63 - Wynne breaks free, moves out of shooting position, crosses to no one. Dichio was tired behind the play.

64 - Morales shanks a wide open ball on a volley somewhere into the lake. He'll be Philadelphia cuz Seattle will pass on him.

69 - Sutton gets a warm round of applause of appreciation from mid-113.

70 - Jimmy B. screams one from a awkward angle. Shortly afterward, Edu slides a ball into Dichio who turned and fired into a desparately sliding Salt Lake Wingert, likely saving the game from rolling into 2-0.

71 - Guevera got free and fed the ball onto Robinson's foot who skied the ball over the bar.

73 - RSL Wingert yellow card - held up Wynne due to lack of talent and ends up on the ref's Christmas card list.

79 - SUB - Robert for Dunnivant.

80 - Ricketts cross into Dichio who laid it to Robinson who rifled the bastard onto the Gardiner Expressway.

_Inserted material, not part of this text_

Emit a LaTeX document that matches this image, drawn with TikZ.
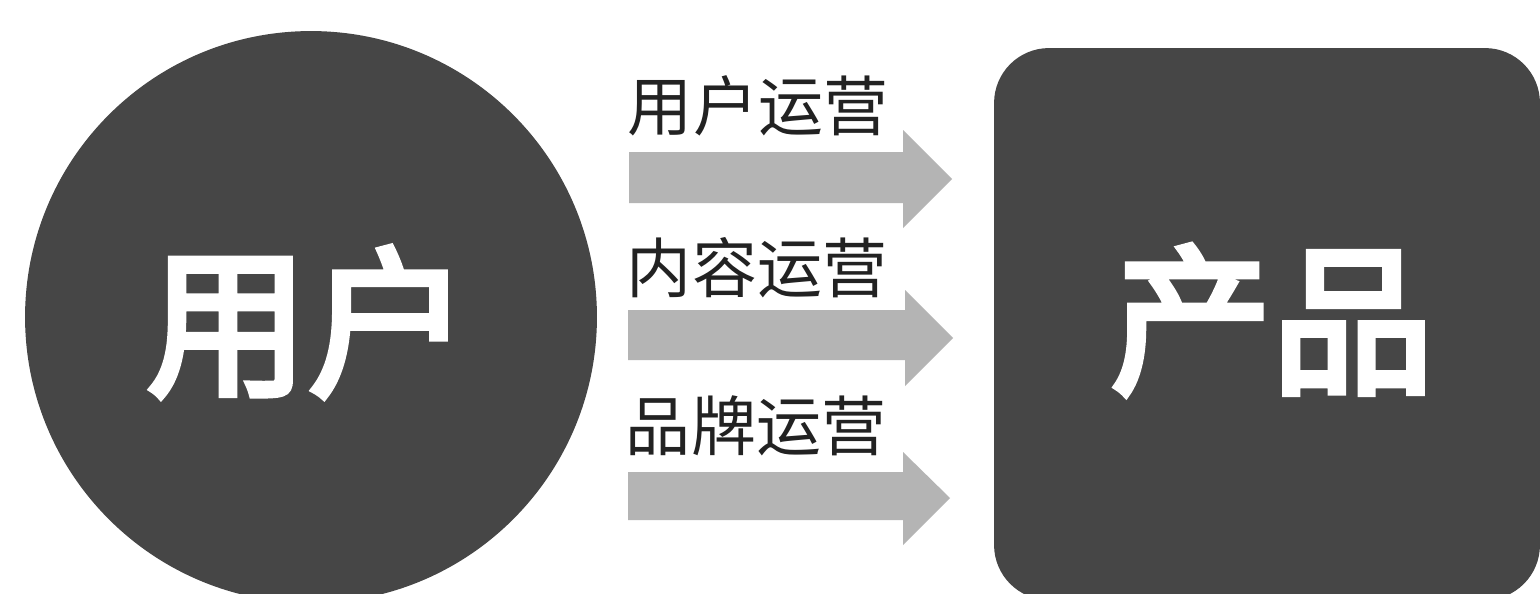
\documentclass[tikz,border=0pt]{standalone}
\usepackage{fontspec}
\newfontfamily\cjk{Noto Sans CJK SC}
\newfontfamily\cjkb[FakeBold=4]{Noto Sans CJK SC}
\definecolor{dark}{HTML}{464646}
\definecolor{arrowgray}{HTML}{B4B4B4}
\definecolor{labeltext}{HTML}{222222}
\tikzset{
  bigshape/.style={fill=dark, draw=none, inner sep=0pt},
  bigtext/.style={font=\cjkb\fontsize{92}{92}\selectfont, text=white, inner sep=0pt},
  oplabel/.style={font=\cjk\fontsize{37}{37}\selectfont, text=labeltext, inner sep=0pt},
  blockarrow/.style={fill=arrowgray, draw=none}
}
\begin{document}
\begin{tikzpicture}[x=0.02cm,y=-0.02cm]
\useasboundingbox (0,0) rectangle (1540,593);
\clip (0,0) rectangle (1540,593);
\fill[white] (0,0) rectangle (1540,593);
% user circle
\node[bigshape, circle, minimum size=11.44cm] (user) at (311,317) {};
\node[bigtext] (usertext) at (308,322) {用户};
% product rounded square
\node[bigshape, rectangle, rounded corners=1.1cm, minimum width=10.92cm, minimum height=11.04cm] (prod) at (1267,324) {};
\node[bigtext] (prodtext) at (1272,320) {产品};
% labels
\node[oplabel] (l1) at (758,106) {用户运营};
\node[oplabel] (l2) at (757,268) {内容运营};
\node[oplabel] (l3) at (756,426) {品牌运营};
% block arrows
\fill[blockarrow] (629,152) -- (903,152) -- (903,130) -- (952,179) -- (903,228) -- (903,203) -- (629,203) -- cycle;
\fill[blockarrow] (628,310) -- (905,310) -- (905,290) -- (953,338) -- (905,386) -- (905,360) -- (628,360) -- cycle;
\fill[blockarrow] (628,472) -- (903,472) -- (903,452) -- (950,498) -- (903,545) -- (903,520) -- (628,520) -- cycle;
\end{tikzpicture}
\end{document}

84 - The Flying Spaghetti Monster makes an appearance over half-way line in the form of streamers and tried to reach out with his noodly-appendages to the mighty reds as a blessing.

85 - SUB - Ricketts for Smith

86 - No idea who a clear cut man of the match is. Ballboy is out of the running by now.

90 - SUB - Dichio for Cunningham, and about 25 minutes too late. He looked beaten.

Thumbs up : Awesome game. We can conquor the world after this game.

Thumbs down : The league hasn't conceded the title to us yet.

Goals : Robert

Cards : NIL I think.

Man of the match : Robert 9/10. Scored the goal. Ran his ass off. Worked hard. Looked fantastic. But about 5 others could've had a strong argument for them... Guevera, Velez, Marshall, Ricketts, Wynne. Great team effort.

Goat : Umm... Morales was useless, but TFC looked dynamite. Everyone played so well.